Show all lines from the listing below that contain "chart".

>>

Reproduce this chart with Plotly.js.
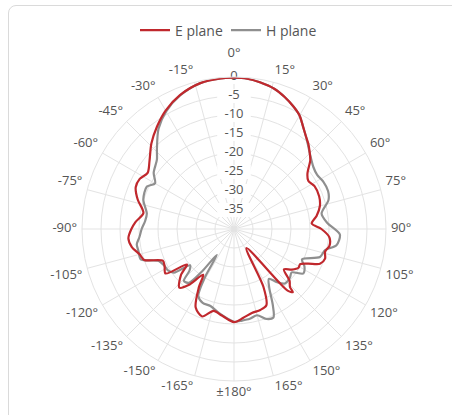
<!DOCTYPE html>
<html>
<head>
<meta charset="utf-8">
<script src="https://cdn.plot.ly/plotly-3.0.1.min.js"></script>
<style>
  html, body { margin: 0; padding: 0; background: #ffffff; overflow: hidden; }
  #frame { position: absolute; left: 8px; top: 5px; width: 470px; height: 430px;
           border: 1px solid #dadada; border-radius: 8px; box-sizing: border-box; }
  #chart { position: absolute; left: 0; top: 0; width: 452px; height: 415px; }
</style>
</head>
<body>
<div id="frame"></div>
<div id="chart"></div>
<script>
// E plane: angle (deg, clockwise from top) and level (dB)
const eTheta = [-180,-172,-166,-160,-154,-149,-146,-141,-137,-131,-127,-123,-118,-114,-109,-105,-100,-95,-90,-86,-80,-73,-67,-62,-57,-51,-44,-37,-30,-22,-13,-5,0,5,10,16,21,26,30,34,38,41,45,48,53,57,62,69,75,81,86,90,95,100,104,108,112,115,118,121,125,129,133,136,137,139,147,153,157,162,168,174,180];
const eLevel = [-15.5,-17.0,-17.8,-15.5,-17.0,-22,-25.5,-21,-18.9,-21.5,-24.5,-18.5,-19.3,-19.5,-15.0,-14.3,-12.7,-12.1,-13.0,-14.0,-15.8,-13.5,-11.9,-11.9,-12.9,-11.4,-8.7,-6.3,-4.0,-2.0,-0.6,-0.2,-0.2,-0.3,-0.8,-1.6,-2.8,-4.2,-5.5,-7.5,-9.2,-10.2,-11.8,-13.0,-15.8,-16.7,-16.0,-16.0,-16.6,-18.0,-19.5,-17.0,-14.8,-14.5,-15.3,-14.8,-15.6,-18.5,-20.3,-20.2,-21.4,-23.1,-20,-18.8,-17.3,-18.5,-34,-23,-18.2,-17.6,-17.4,-16.5,-15.5];

// H plane
const hTheta = [-180,-170,-163,-157,-152,-149,-146.5,-143,-140,-136,-133,-129.5,-126,-122,-118,-113,-108,-103,-99,-95,-90,-85,-80,-72,-64,-60,-55,-48,-44,-37,-30,-22,-13,-5,0,5,10,16,21,26,30,34,38,41,45,52,57,62,68,73,80,86,93,99,103,108,114,118,122.6,127,131,137,141,145,149,153,156,160,165,170,175,180];
const hLevel = [-15.6,-17.5,-18.8,-18.9,-20,-25,-31.8,-26,-21.5,-21,-24,-25,-20.5,-19.5,-19.3,-18.5,-14.2,-14.2,-14.1,-15.0,-15.7,-16.5,-16.7,-14.9,-14.5,-16.0,-14.2,-12.7,-10.8,-7.0,-4.3,-2.1,-0.6,-0.2,-0.2,-0.3,-0.8,-1.6,-2.8,-4.2,-5.5,-7.5,-9.2,-10.4,-11.8,-13.5,-13.9,-13.4,-13.3,-14.0,-16.6,-15.5,-12.1,-12.7,-15.4,-16.2,-20.4,-19,-18.3,-21.0,-20.5,-20.4,-22,-24,-22,-17.5,-14.5,-14.8,-16.5,-16,-15.8,-15.6];

const angleTicks = [0,15,30,45,60,75,90,105,120,135,150,165,180,-165,-150,-135,-120,-105,-90,-75,-60,-45,-30,-15];
const angleLabels = ['0°','15°','30°','45°','60°','75°','90°','105°','120°','135°','150°','165°','±180°','-165°','-150°','-135°','-120°','-105°','-90°','-75°','-60°','-45°','-30°','-15°'];
const radialTicks = [0,-5,-10,-15,-20,-25,-30,-35];
const radialLabels = ['0','-5','-10','-15','-20','-25','-30','-35'];

const seriesNames = ['E plane','H plane'];
const seriesColors = ['#c0282d','#8f8f8f'];

const font = 'Open Sans, sans-serif';
const textColor = '#555555';
const gridColor = '#e3e3e3';

// geometry (px): chart centre and radii
const W = 452, H = 415, CX = 234, CY = 229, R = 152, RL = 185;
const dbMin = -40, dbMax = 0;
const pxPerDb = R / (dbMax - dbMin);
function dom(c, r, size, flip) {
  if (!flip) return [(c - r) / size, (c + r) / size];
  return [(size - (c + r)) / size, (size - (c - r)) / size];
}

// angular labels placed just outside the outer ring (in dB units beyond 0)
const labelPad = 1.3;       // ~5 px
const topLabelPad = 4.3;    // extra room above the top label (clears the "0" tick)
function labelPosition(a) {
  if (a === 0) return 'top center';
  if (a === 180) return 'bottom center';
  const side = a > 0 ? 'right' : 'left';
  const abs = Math.abs(a);
  if (abs < 90) return 'top ' + side;
  if (abs === 90) return 'middle ' + side;
  return 'bottom ' + side;
}

const traces = [
  {
    type: 'scatterpolar', mode: 'markers+text',
    r: radialTicks, theta: radialTicks.map(() => 0),
    text: radialLabels, textposition: 'middle center',
    textfont: {family: font, size: 13, color: textColor},
    marker: {symbol: 'line-ew', size: 24, color: '#ffffff', line: {color: '#ffffff', width: 14}},
    showlegend: false, hoverinfo: 'skip', cliponaxis: false
  },
  {
    type: 'scatterpolar', mode: 'lines', name: seriesNames[1],
    r: hLevel, theta: hTheta,
    line: {color: seriesColors[1], width: 2.2, shape: 'spline', smoothing: 0.8}
  },
  {
    type: 'scatterpolar', mode: 'lines', name: seriesNames[0],
    r: eLevel, theta: eTheta,
    line: {color: seriesColors[0], width: 2.2, shape: 'spline', smoothing: 0.8}
  },
  {
    type: 'scatterpolar', subplot: 'polar2', mode: 'text',
    r: angleTicks.map(a => a === 0 ? topLabelPad : labelPad),
    theta: angleTicks,
    text: angleLabels,
    textposition: angleTicks.map(labelPosition),
    textfont: {family: font, size: 13, color: textColor},
    showlegend: false, hoverinfo: 'skip', cliponaxis: false
  }
];

const layout = {
  width: W, height: H,
  margin: {l: 0, r: 0, t: 0, b: 0, pad: 0},
  paper_bgcolor: 'rgba(0,0,0,0)',
  font: {family: font, size: 13, color: textColor},
  showlegend: true,
  legend: {
    orientation: 'h', xref: 'paper', yref: 'paper',
    x: 0.50, xanchor: 'center', y: 0.965, yanchor: 'top',
    entrywidth: 46, entrywidthmode: 'pixels',
    font: {family: font, size: 14, color: textColor},
    traceorder: 'reversed'
  },
  polar: {
    domain: {x: dom(CX, R, W, false), y: dom(CY, R, H, true)},
    bgcolor: 'rgba(0,0,0,0)',
    angularaxis: {
      rotation: 90, direction: 'clockwise',
      tickmode: 'array', tickvals: angleTicks.map(a => (a + 360) % 360),
      showticklabels: false,
      ticks: '', showline: true, linecolor: gridColor, linewidth: 1,
      gridcolor: gridColor, gridwidth: 1
    },
    radialaxis: {
      range: [dbMin, dbMax], tickmode: 'array', tickvals: radialTicks,
      showticklabels: false, ticks: '', showline: false,
      gridcolor: gridColor, gridwidth: 1
    }
  },
  // invisible companion axis, same centre and dB scale, larger radius: carries the angle labels
  polar2: {
    domain: {x: dom(CX, RL, W, false), y: dom(CY, RL, H, true)},
    bgcolor: 'rgba(0,0,0,0)',
    angularaxis: {
      rotation: 90, direction: 'clockwise', showgrid: false, showline: false,
      showticklabels: false, ticks: ''
    },
    radialaxis: {
      range: [dbMin, dbMin + RL / pxPerDb], visible: false, showgrid: false
    }
  }
};

Plotly.newPlot('chart', traces, layout, {displayModeBar: false, staticPlot: true});
</script>
</body>
</html>
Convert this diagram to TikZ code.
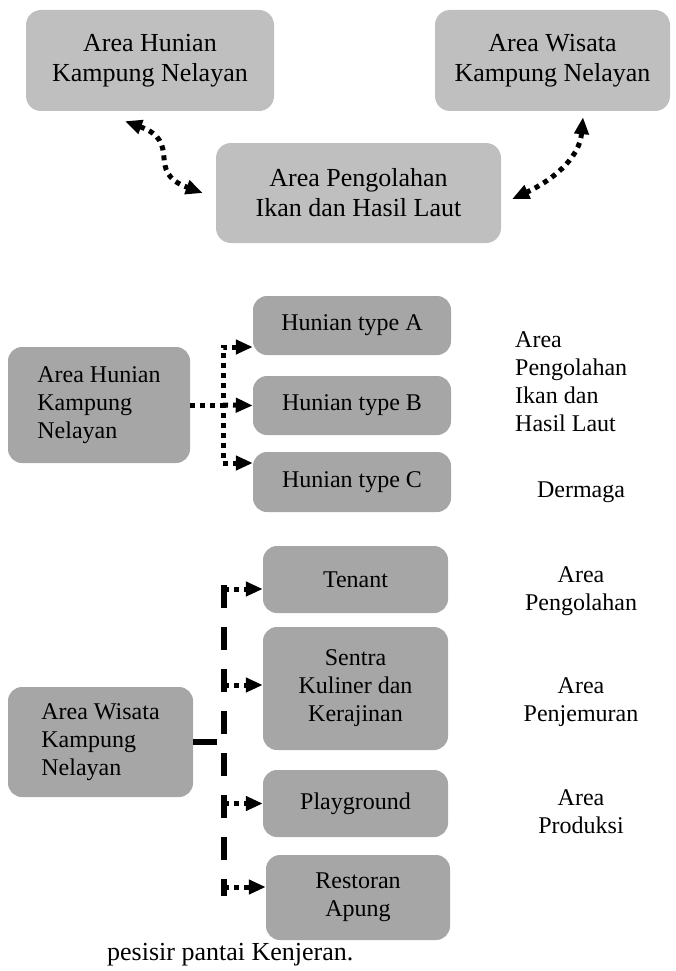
\documentclass[tikz,border=0pt]{standalone}
\usepackage{fontspec}
\setmainfont{Liberation Serif}
\usetikzlibrary{arrows.meta}

\definecolor{topgray}{RGB}{191,191,191}
\definecolor{boxgray}{RGB}{166,166,166}

\tikzset{
    topbox/.style={fill=topgray, rounded corners=15pt, align=center, inner sep=0pt,
        font=\fontsize{26}{30}\selectfont},
    areabox/.style={fill=boxgray, rounded corners=14pt, inner sep=0pt,
        font=\fontsize{24}{28}\selectfont},
    zonetext/.style={inner sep=0pt, font=\fontsize{24}{28}\selectfont},
    dotline/.style={line width=5pt, dash pattern=on 5pt off 5pt},
    dotarrow/.style={dotline, -{Triangle[length=17pt,width=14pt]}},
    dotboth/.style={dotline, {Triangle[length=17pt,width=14pt]}-{Triangle[length=17pt,width=14pt]}},
    longdash/.style={line width=6.5pt, dash pattern=on 23pt off 19pt},
    solidlink/.style={line width=6.5pt}
}

\begin{document}
\begin{tikzpicture}[x=1pt, y=1pt]
    \useasboundingbox (0,0) rectangle (676,-971);

    \node (areahunian) [topbox, minimum width=248pt, minimum height=101pt] at (150,-60.5) {Area Hunian\\Kampung Nelayan};
    \node (areawisata) [topbox, minimum width=235pt, minimum height=101pt] at (552.5,-60.5) {Area Wisata\\Kampung Nelayan};
    \node (pengolahan) [topbox, minimum width=285pt, minimum height=100pt] at (358.5,-193) {Area Pengolahan\\Ikan dan Hasil Laut};
    \draw [dotboth] ([xshift=-25pt,yshift=-10pt]areahunian.south) to [out=-20,in=160,looseness=1.5] ([xshift=-13pt]pengolahan.west);
    \draw [dotboth] ([xshift=30.5pt,yshift=-6pt]areawisata.south) to [out=-95,in=25] ([xshift=11pt,yshift=-6pt]pengolahan.east);

    \node (hunianbox) [areabox, align=left, minimum width=182pt, minimum height=116pt] at (99,-405) {Area Hunian\\Kampung\\Nelayan};
    \node (typea) [areabox, minimum width=198pt, minimum height=59pt] at (352,-325.5) {Hunian type A};
    \node (typeb) [areabox, minimum width=198pt, minimum height=59pt] at (352,-405.5) {Hunian type B};
    \node (typec) [areabox, minimum width=198pt, minimum height=60pt] at (352,-482) {Hunian type C};
    \coordinate (hsplit) at (223,-405);
    \coordinate (ain) at ([yshift=-21.5pt]typea.west);
    \coordinate (cin) at ([yshift=19pt]typec.west);
    \draw [dotline] (hunianbox.east) to (hsplit);
    \draw [dotboth] (ain) -| (hsplit) |- (cin);
    \draw [dotarrow] (hsplit) to (typeb.west);
    \node (hasillaut) [zonetext, align=left, anchor=north west] at (515,-331) {Area\\Pengolahan\\Ikan dan\\Hasil Laut};
    \node (dermaga) [zonetext, anchor=base] at (581,-497) {Dermaga};

    \node (wisatabox) [areabox, align=left, minimum width=185pt, minimum height=110pt] at (100.5,-742) {Area Wisata\\Kampung\\Nelayan};
    \node (tenant) [areabox, minimum width=185pt, minimum height=67pt] at (355.5,-579.5) {Tenant};
    \node (sentra) [areabox, align=center, minimum width=185pt, minimum height=123pt] at (355.5,-688.5) {Sentra\\Kuliner dan\\Kerajinan};
    \node (playground) [areabox, minimum width=185pt, minimum height=67pt] at (355.5,-803.5) {Playground};
    \node (restoran) [areabox, align=center, minimum width=184pt, minimum height=85pt] at (358,-897.5) {Restoran\\Apung};
    \coordinate (wtop) at (224,-585);
    \coordinate (wbot) at (224,-896);
    \coordinate (tenantin) at ([yshift=-9.5pt]tenant.west);
    \coordinate (sentrain) at ([yshift=3.5pt]sentra.west);
    \coordinate (restoranin) at ([yshift=10.5pt]restoran.west);
    \draw [solidlink] (wisatabox.east) to ++(24,0);
    \draw [longdash] (wtop) to (wbot);
    \draw [dotarrow] (tenantin -| wtop) to (tenantin);
    \draw [dotarrow] (sentrain -| wtop) to (sentrain);
    \draw [dotarrow] (playground.west -| wtop) to (playground.west);
    \draw [dotarrow] (restoranin -| wtop) to (restoranin);
    \node (zonea) [zonetext, align=center, anchor=north] at (581,-566) {Area\\Pengolahan};
    \node (zoneb) [zonetext, align=center, anchor=north] at (581,-677) {Area\\Penjemuran};
    \node (zonec) [zonetext, align=center, anchor=north] at (581,-789) {Area\\Produksi};

    \node (caption) [inner sep=0pt, anchor=base west, font=\fontsize{26}{30}\selectfont] at (107,-960) {pesisir pantai Kenjeran.};
\end{tikzpicture}
\end{document}
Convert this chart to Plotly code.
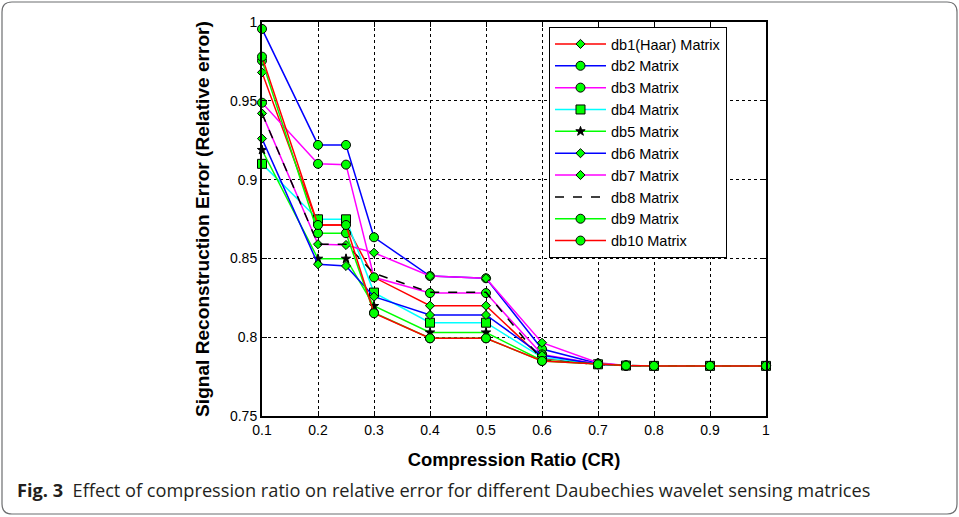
import plotly.graph_objects as go

# Compression ratios at which the relative error was evaluated
cr = [0.1, 0.2, 0.25, 0.3, 0.4, 0.5, 0.6, 0.7, 0.75, 0.8, 0.9, 1.0]

# Relative reconstruction error per Daubechies sensing matrix
db1 = [0.968, 0.8712, 0.8712, 0.838, 0.820, 0.820, 0.7866, 0.7828, 0.782, 0.7818, 0.7818, 0.7818]
db2 = [0.9956, 0.922, 0.922, 0.8634, 0.8388, 0.8374, 0.7925, 0.7833, 0.782, 0.7818, 0.7818, 0.7818]
db3 = [0.9488, 0.910, 0.9095, 0.838, 0.828, 0.828, 0.7891, 0.7830, 0.782, 0.7818, 0.7818, 0.7818]
db4 = [0.910, 0.8748, 0.8748, 0.8283, 0.8092, 0.8092, 0.7872, 0.7828, 0.782, 0.7818, 0.7818, 0.7818]
db5 = [0.9188, 0.8498, 0.8498, 0.8198, 0.803, 0.803, 0.7852, 0.7828, 0.782, 0.7818, 0.7818, 0.7818]
db6 = [0.926, 0.8463, 0.8452, 0.8257, 0.8141, 0.8141, 0.7885, 0.7828, 0.782, 0.7818, 0.7818, 0.7818]
db7 = [0.942, 0.859, 0.8585, 0.8536, 0.8388, 0.8374, 0.7965, 0.7838, 0.782, 0.7818, 0.7818, 0.7818]
db8 = [0.942, 0.859, 0.859, 0.8405, 0.8285, 0.8285, 0.7855, 0.7828, 0.782, 0.7818, 0.7818, 0.7818]
db9 = [0.9755, 0.866, 0.866, 0.8156, 0.7993, 0.7993, 0.7849, 0.7828, 0.782, 0.7818, 0.7818, 0.7818]
db10 = [0.978, 0.8712, 0.8712, 0.8152, 0.7993, 0.7993, 0.7849, 0.7828, 0.782, 0.7818, 0.7818, 0.7818]

names = ["db1(Haar) Matrix", "db2 Matrix", "db3 Matrix", "db4 Matrix", "db5 Matrix",
         "db6 Matrix", "db7 Matrix", "db8 Matrix", "db9 Matrix", "db10 Matrix"]
series = [db1, db2, db3, db4, db5, db6, db7, db8, db9, db10]

x_ticks = [0.1, 0.2, 0.3, 0.4, 0.5, 0.6, 0.7, 0.8, 0.9, 1.0]
x_tick_text = ["0.1", "0.2", "0.3", "0.4", "0.5", "0.6", "0.7", "0.8", "0.9", "1"]
y_ticks = [0.75, 0.8, 0.85, 0.9, 0.95, 1.0]
y_tick_text = ["0.75", "0.8", "0.85", "0.9", "0.95", "1"]

# line colour, marker symbol, marker size, marker fill, dash
styles = [
    ("#ff0000", "diamond", 7, "#00ff00", "solid"),
    ("#0000ff", "circle", 9, "#00ff00", "solid"),
    ("#ff00ff", "circle", 9, "#00ff00", "solid"),
    ("#00ffff", "square", 9, "#00ff00", "solid"),
    ("#00ff00", "star", 7, "#000000", "solid"),
    ("#0000ff", "diamond", 7, "#00ff00", "solid"),
    ("#ff00ff", "diamond", 7, "#00ff00", "solid"),
    ("#000000", None, 0, None, "dash"),
    ("#00ff00", "circle", 9, "#00ff00", "solid"),
    ("#ff0000", "circle", 9, "#00ff00", "solid"),
]

W, H = 959, 517
L, R, T, B = 262, 766, 22, 416  # plot area in pixels
FONT = "Liberation Sans"


def px(xp):
    return (xp - L) / (R - L)


def py(yp):
    return (B - yp) / (B - T)


fig = go.Figure()
for name, ys, (col, sym, size, fill, dash) in zip(names, series, styles):
    if sym is None:
        mode = "lines"
        marker = None
    else:
        mode = "lines+markers"
        marker = dict(symbol=sym, size=size, color=fill,
                      line=dict(color="#000000", width=1))
    fig.add_trace(go.Scatter(
        x=cr, y=ys, name=name, mode=mode, legendgroup=name,
        line=dict(color=col, width=1.5, dash=dash),
        marker=marker, cliponaxis=False,
    ))

axis_font = dict(family=FONT, size=14, color="#000000")

fig.update_xaxes(
    range=[0.1, 1.0], tickvals=x_ticks, ticktext=x_tick_text,
    showline=True, linecolor="#000000", linewidth=2, mirror="ticks",
    ticks="inside", ticklen=5, tickcolor="#000000",
    showgrid=True, gridcolor="#000000", gridwidth=1, griddash="dot",
    zeroline=False, tickfont=axis_font,
    title=dict(text="<b>Compression Ratio (CR)</b>", standoff=16,
               font=dict(family=FONT, size=18.4, color="#000000")),
)
fig.update_yaxes(
    range=[0.75, 1.0], tickvals=y_ticks, ticktext=y_tick_text,
    showline=True, linecolor="#000000", linewidth=2, mirror="ticks",
    ticks="inside", ticklen=5, tickcolor="#000000",
    showgrid=True, gridcolor="#000000", gridwidth=1, griddash="dot",
    zeroline=False, tickfont=axis_font,
    title=dict(text="<b>Signal Reconstruction Error (Relative error)</b>", standoff=15,
               font=dict(family=FONT, size=19.1, color="#000000")),
)

# rounded frame around figure and caption
r = 10
x0, x1, y0, y1 = 2, 957, 2, 514
path = (f"M {px(x0 + r)},{py(y0)} L {px(x1 - r)},{py(y0)} "
        f"Q {px(x1)},{py(y0)} {px(x1)},{py(y0 + r)} "
        f"L {px(x1)},{py(y1 - r)} Q {px(x1)},{py(y1)} {px(x1 - r)},{py(y1)} "
        f"L {px(x0 + r)},{py(y1)} Q {px(x0)},{py(y1)} {px(x0)},{py(y1 - r)} "
        f"L {px(x0)},{py(y0 + r)} Q {px(x0)},{py(y0)} {px(x0 + r)},{py(y0)} Z")
fig.add_shape(type="path", path=path, xref="paper", yref="paper",
              line=dict(color="#6d6e70", width=1.2), layer="below")

fig.add_annotation(
    x=px(15), y=py(490), xref="paper", yref="paper", xanchor="left", yanchor="middle",
    showarrow=False,
    text="<b>Fig. 3</b>  Effect of compression ratio on relative error for different Daubechies wavelet sensing matrices",
    font=dict(family="Open Sans", size=18.2, color="#231f20"),
)

fig.update_layout(
    width=W, height=H,
    margin=dict(l=L, r=W - R, t=T, b=H - B),
    paper_bgcolor="#ffffff", plot_bgcolor="#ffffff",
    showlegend=True,
    legend=dict(
        x=px(549), y=py(27), xanchor="left", yanchor="top",
        bgcolor="#ffffff", bordercolor="#000000", borderwidth=1,
        font=dict(family=FONT, size=14.5, color="#000000"),
        tracegroupgap=0, itemwidth=51,
    ),
)

fig.write_html("out.html")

<<

| The answer |
Reproduce this chart with Plotly.js.
  #chart { position: absolute; left: 0; top: 0; width: 452px; height: 415px; }
<div id="chart"></div>
// geometry (px): chart centre and radii
Plotly.newPlot('chart', traces, layout, {displayModeBar: false, staticPlot: true});
Convert this chart to Plotly code.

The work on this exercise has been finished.